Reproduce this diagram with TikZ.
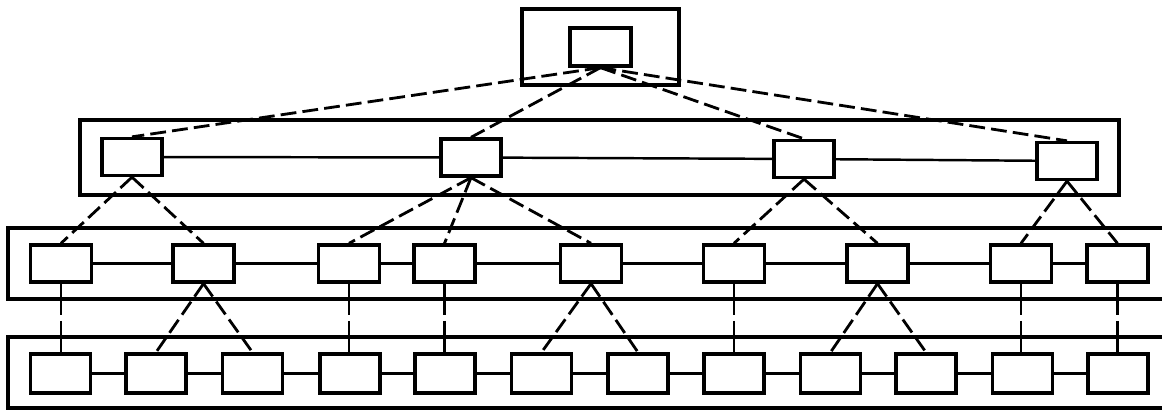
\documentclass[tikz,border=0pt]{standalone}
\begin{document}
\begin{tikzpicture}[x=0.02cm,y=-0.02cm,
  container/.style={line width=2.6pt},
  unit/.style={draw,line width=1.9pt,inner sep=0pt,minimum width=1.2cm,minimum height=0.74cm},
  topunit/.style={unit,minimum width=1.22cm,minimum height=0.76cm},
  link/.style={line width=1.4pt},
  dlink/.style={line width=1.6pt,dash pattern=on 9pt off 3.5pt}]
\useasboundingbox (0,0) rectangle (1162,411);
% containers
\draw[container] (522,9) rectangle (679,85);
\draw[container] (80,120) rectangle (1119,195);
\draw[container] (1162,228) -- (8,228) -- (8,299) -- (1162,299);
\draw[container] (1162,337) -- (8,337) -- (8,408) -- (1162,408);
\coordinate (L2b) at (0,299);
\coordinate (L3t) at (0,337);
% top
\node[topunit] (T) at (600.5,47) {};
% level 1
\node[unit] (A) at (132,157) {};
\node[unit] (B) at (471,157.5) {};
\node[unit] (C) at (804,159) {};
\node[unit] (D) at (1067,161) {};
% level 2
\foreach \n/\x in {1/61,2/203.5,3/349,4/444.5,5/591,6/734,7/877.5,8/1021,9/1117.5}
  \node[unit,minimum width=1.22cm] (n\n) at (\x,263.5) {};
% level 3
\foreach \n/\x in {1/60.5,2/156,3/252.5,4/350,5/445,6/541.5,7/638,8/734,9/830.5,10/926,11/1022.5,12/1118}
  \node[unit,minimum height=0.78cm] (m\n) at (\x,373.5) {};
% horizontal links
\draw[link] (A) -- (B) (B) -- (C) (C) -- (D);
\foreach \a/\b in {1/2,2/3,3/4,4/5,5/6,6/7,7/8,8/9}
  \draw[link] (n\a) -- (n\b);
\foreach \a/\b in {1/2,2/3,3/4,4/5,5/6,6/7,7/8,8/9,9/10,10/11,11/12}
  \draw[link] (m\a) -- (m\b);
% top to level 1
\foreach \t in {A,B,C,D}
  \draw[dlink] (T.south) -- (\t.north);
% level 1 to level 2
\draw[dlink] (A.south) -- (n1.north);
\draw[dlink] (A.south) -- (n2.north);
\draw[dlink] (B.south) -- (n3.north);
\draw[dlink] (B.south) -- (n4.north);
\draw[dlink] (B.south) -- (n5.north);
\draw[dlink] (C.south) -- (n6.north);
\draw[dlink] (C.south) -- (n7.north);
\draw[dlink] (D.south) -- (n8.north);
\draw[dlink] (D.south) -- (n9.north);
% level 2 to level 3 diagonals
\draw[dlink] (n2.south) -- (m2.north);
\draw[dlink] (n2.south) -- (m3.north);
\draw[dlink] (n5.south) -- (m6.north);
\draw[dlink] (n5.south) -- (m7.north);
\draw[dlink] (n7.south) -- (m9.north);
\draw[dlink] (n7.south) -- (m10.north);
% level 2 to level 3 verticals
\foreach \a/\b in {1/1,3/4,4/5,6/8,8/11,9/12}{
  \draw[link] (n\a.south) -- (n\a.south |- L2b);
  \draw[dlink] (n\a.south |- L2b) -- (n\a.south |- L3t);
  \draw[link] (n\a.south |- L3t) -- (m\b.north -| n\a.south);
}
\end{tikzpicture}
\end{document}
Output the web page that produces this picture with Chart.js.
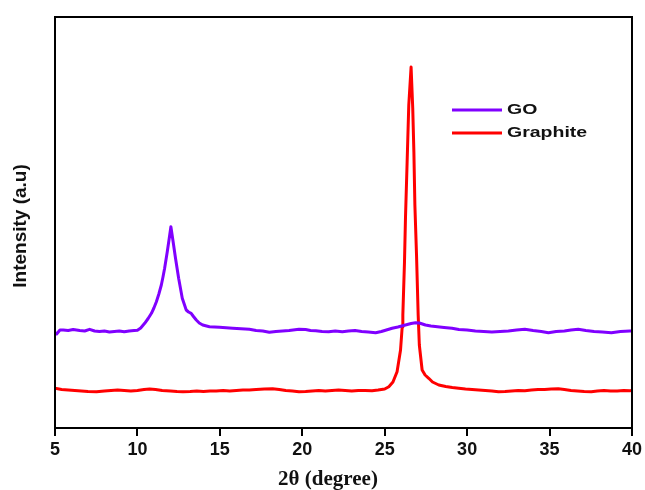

> [WHAT THE TASK ASKS]
Where does the word "this" appear? Return each line that holds it.

> [TASK RESPONSE]
Reproduce this diagram with TikZ.
Output the web page that produces this picture with Chart.js.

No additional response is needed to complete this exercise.